-- START MATERIAL PROVIDED --

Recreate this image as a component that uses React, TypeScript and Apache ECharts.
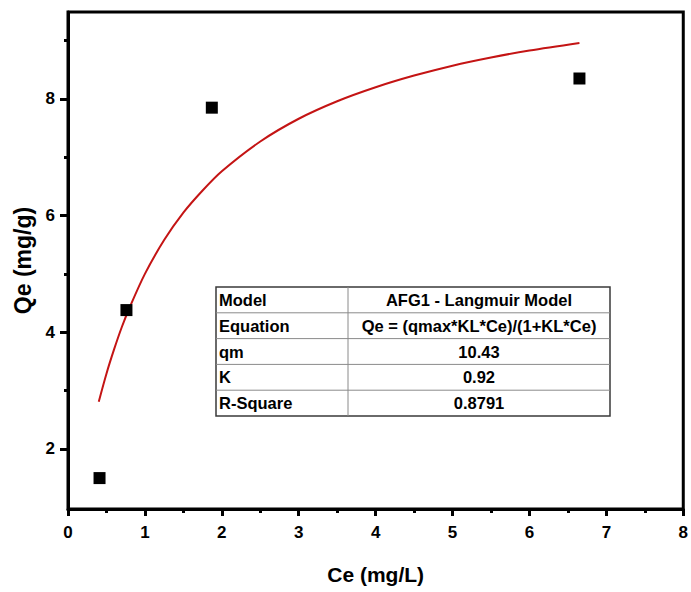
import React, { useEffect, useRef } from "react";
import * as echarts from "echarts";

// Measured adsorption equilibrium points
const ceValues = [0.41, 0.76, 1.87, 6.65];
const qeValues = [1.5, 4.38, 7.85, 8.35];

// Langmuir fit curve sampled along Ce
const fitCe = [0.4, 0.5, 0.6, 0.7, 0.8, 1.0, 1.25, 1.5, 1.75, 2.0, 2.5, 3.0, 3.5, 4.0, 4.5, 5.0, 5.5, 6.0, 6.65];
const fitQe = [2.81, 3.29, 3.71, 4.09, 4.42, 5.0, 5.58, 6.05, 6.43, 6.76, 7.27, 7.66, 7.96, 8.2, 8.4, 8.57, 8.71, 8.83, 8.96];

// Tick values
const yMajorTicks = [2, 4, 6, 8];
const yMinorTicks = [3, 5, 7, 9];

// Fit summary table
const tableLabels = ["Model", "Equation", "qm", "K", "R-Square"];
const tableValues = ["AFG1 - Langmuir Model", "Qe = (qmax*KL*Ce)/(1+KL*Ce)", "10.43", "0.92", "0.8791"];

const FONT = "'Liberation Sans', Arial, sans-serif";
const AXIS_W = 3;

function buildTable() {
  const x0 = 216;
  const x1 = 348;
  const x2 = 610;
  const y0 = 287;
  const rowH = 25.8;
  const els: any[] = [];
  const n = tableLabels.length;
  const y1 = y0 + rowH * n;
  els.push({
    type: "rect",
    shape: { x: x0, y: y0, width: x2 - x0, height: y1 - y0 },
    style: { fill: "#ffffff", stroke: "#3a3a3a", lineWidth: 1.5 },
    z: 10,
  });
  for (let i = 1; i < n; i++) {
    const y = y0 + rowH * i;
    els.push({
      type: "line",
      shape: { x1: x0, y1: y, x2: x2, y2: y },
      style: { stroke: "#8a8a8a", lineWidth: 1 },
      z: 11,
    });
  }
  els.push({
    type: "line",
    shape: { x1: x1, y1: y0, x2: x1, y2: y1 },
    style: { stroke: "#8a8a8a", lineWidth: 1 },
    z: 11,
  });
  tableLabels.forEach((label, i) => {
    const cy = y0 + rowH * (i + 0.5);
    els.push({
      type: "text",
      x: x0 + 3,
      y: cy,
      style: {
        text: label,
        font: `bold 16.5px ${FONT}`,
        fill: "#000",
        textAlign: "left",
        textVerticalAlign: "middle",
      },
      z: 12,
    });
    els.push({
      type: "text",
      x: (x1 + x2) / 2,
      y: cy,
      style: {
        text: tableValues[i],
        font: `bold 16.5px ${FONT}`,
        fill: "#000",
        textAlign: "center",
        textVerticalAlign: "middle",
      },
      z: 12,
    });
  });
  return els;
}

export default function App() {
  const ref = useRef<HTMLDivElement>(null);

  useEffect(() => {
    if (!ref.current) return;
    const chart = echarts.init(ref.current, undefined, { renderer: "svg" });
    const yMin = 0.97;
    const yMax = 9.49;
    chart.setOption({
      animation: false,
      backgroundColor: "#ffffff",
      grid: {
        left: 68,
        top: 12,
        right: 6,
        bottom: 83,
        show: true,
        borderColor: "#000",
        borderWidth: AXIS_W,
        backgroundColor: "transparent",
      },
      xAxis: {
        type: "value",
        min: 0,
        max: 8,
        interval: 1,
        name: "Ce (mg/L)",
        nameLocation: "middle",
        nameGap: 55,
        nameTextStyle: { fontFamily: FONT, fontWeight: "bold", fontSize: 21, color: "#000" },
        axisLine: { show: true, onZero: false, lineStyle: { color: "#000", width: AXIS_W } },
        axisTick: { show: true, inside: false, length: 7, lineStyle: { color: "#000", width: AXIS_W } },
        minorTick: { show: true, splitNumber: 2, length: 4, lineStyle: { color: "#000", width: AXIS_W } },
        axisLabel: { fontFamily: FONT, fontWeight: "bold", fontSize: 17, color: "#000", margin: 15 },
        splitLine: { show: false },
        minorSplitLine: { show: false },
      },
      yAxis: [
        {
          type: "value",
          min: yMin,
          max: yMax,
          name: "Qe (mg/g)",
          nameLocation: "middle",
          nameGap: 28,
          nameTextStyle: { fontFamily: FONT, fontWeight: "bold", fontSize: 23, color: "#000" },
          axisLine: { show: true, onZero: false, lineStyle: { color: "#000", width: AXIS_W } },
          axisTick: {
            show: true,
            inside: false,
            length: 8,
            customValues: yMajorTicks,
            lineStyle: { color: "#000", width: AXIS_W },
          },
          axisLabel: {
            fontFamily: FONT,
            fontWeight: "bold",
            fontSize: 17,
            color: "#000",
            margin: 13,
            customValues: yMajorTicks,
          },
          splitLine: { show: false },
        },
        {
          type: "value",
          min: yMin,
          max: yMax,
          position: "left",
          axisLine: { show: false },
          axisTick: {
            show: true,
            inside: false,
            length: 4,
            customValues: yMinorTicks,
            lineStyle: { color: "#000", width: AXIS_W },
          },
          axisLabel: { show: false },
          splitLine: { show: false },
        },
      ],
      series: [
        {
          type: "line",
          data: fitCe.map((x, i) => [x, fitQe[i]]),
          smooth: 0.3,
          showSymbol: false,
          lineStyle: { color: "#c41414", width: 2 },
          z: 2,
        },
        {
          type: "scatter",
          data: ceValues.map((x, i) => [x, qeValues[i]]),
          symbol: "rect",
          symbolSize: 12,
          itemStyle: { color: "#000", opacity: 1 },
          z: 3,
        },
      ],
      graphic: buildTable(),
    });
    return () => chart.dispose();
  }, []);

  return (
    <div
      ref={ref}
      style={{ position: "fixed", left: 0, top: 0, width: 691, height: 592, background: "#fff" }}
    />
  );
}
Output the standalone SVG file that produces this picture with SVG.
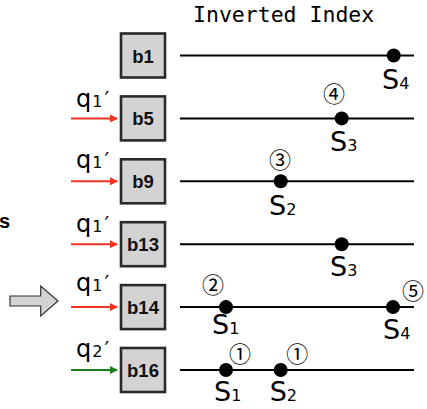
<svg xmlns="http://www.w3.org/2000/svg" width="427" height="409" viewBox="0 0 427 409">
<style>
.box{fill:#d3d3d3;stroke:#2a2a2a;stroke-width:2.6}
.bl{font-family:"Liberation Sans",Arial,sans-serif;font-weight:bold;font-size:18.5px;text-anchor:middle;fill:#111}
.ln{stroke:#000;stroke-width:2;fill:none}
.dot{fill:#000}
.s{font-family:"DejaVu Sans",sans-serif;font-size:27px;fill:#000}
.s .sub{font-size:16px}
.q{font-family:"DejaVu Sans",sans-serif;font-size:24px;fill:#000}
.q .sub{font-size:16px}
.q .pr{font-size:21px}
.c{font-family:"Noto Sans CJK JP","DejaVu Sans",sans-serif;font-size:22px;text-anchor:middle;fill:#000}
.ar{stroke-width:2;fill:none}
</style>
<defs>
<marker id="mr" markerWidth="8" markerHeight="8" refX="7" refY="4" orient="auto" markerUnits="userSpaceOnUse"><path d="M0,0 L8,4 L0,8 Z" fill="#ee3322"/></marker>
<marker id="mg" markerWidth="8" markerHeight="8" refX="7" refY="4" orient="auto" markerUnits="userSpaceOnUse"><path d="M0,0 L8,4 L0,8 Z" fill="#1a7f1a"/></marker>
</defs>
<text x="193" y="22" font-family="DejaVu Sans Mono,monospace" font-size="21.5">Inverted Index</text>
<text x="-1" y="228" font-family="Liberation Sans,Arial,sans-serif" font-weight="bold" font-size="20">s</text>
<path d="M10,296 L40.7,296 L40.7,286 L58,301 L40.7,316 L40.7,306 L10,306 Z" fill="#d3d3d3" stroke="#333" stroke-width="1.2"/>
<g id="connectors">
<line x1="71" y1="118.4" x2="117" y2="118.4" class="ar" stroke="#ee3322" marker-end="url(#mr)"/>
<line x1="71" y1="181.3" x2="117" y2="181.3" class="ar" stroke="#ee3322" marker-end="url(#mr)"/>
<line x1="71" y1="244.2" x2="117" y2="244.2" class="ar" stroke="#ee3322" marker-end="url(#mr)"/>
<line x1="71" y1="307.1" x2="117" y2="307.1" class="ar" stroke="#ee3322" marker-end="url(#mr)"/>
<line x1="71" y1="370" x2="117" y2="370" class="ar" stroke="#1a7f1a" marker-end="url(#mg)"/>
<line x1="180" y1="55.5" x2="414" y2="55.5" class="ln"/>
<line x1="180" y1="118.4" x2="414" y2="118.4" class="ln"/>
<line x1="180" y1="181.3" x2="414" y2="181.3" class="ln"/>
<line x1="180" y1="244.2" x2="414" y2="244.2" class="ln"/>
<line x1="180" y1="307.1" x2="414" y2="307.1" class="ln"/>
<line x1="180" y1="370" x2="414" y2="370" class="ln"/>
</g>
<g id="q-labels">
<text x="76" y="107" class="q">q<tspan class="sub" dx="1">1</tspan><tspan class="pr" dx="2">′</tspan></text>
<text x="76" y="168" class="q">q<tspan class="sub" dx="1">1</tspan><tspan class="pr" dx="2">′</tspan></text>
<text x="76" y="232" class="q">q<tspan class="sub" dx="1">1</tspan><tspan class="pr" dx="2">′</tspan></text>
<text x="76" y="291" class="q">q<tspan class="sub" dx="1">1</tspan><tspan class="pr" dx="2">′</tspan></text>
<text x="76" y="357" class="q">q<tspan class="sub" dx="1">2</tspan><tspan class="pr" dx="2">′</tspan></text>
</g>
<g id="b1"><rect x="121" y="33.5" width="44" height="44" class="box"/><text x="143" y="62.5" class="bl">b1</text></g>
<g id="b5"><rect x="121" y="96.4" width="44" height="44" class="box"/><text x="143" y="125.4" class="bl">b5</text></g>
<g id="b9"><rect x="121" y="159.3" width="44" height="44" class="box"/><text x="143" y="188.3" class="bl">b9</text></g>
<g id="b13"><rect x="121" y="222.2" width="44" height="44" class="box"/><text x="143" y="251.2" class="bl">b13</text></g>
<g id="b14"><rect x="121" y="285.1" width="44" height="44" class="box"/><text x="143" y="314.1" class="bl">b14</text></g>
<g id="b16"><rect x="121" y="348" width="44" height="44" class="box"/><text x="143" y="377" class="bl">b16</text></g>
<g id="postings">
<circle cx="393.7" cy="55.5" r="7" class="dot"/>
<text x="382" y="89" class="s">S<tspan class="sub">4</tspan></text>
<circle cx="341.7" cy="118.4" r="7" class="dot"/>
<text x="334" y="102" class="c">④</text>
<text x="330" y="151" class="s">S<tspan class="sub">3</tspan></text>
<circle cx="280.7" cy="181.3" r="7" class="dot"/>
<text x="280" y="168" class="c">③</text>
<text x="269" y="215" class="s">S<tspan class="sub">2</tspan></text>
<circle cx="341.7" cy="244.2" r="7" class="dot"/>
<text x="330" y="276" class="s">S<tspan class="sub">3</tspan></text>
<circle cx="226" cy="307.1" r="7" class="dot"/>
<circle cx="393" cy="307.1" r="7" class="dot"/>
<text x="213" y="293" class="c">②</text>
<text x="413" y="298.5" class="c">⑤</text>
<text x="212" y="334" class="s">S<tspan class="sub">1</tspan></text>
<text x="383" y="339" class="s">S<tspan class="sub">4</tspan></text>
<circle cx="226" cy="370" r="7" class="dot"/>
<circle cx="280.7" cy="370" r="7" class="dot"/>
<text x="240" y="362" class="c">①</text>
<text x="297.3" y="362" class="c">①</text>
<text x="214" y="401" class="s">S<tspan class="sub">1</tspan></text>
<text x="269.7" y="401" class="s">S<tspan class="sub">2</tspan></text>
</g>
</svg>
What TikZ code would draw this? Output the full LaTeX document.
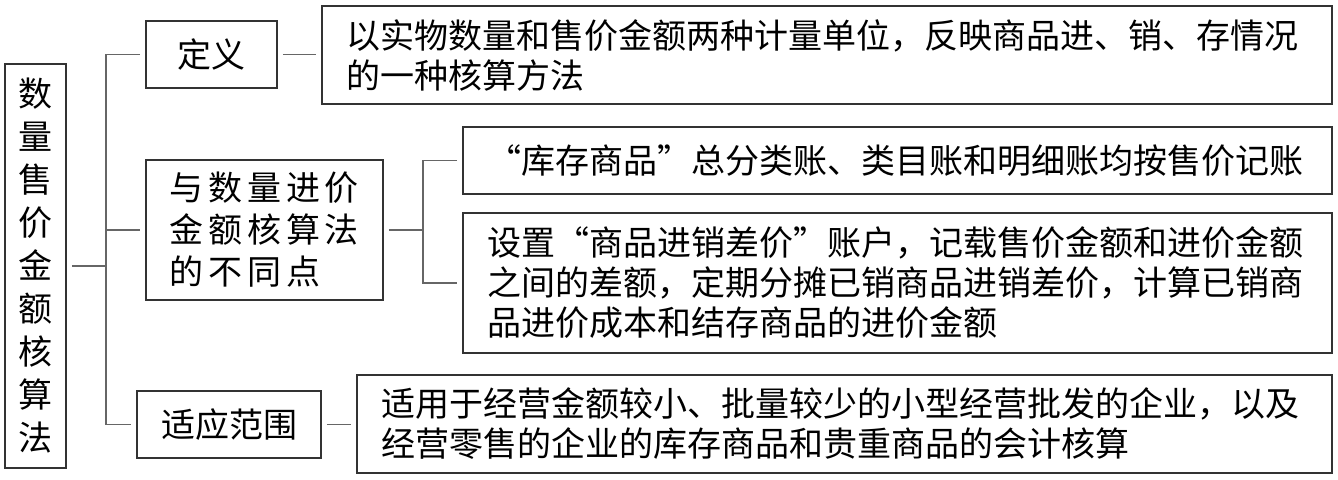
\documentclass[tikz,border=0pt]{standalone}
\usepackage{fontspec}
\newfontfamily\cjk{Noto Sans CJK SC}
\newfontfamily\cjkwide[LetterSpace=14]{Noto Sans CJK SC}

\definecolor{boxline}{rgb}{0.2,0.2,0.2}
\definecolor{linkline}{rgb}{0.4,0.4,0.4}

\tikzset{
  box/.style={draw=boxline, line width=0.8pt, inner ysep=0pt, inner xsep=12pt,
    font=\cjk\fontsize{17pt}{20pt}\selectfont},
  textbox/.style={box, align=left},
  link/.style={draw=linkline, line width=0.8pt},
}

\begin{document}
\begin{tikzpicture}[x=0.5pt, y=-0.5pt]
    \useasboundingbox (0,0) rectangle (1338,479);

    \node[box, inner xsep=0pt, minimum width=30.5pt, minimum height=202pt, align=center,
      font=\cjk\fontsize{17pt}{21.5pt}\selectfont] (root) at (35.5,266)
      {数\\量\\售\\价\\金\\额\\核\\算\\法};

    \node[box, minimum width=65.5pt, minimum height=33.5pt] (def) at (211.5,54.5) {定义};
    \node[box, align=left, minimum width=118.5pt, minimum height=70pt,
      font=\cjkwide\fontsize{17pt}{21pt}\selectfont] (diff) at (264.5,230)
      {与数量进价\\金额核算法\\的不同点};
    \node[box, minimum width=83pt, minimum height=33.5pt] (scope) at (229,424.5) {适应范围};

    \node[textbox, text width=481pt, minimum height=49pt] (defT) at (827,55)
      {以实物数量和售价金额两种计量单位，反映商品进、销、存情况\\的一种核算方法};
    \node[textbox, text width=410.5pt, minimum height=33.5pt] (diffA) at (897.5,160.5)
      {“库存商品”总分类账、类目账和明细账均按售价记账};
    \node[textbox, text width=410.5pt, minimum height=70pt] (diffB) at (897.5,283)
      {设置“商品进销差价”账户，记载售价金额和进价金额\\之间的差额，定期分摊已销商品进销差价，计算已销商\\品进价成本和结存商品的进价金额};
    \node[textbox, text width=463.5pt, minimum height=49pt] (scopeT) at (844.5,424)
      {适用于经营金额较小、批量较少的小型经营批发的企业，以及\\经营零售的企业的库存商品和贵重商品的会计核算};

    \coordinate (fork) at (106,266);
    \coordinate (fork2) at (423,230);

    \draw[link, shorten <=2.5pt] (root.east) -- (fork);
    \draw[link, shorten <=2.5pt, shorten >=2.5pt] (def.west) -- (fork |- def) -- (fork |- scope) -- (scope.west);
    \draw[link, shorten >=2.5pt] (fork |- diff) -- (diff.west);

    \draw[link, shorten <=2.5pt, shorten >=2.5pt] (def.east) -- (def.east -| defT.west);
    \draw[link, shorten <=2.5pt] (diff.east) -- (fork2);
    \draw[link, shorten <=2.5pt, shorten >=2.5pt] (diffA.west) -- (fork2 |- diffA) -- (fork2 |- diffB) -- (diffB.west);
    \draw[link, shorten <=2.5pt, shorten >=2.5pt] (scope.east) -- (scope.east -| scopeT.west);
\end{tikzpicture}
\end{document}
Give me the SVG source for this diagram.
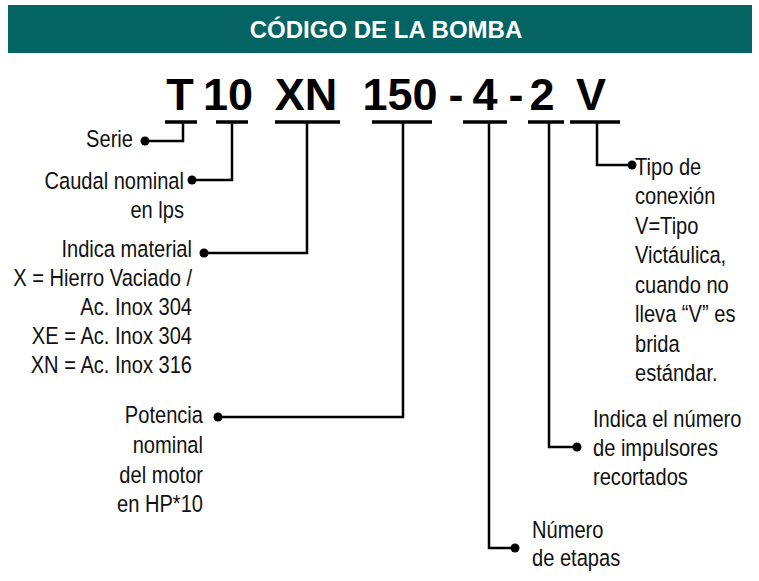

-- END MATERIAL PROVIDED --

* **WORK REQUIRED**
Write out exactly the lines between the start of the data and the line with "const qeValues = [1.5, 4.38, 7.85, 8.35];", including both, but none of the pictures.

* **RESULT OF THE EXERCISE**
Recreate this image as a component that uses React, TypeScript and Apache ECharts.
import React, { useEffect, useRef } from "react";
import * as echarts from "echarts";

// Measured adsorption equilibrium points
const ceValues = [0.41, 0.76, 1.87, 6.65];
const qeValues = [1.5, 4.38, 7.85, 8.35];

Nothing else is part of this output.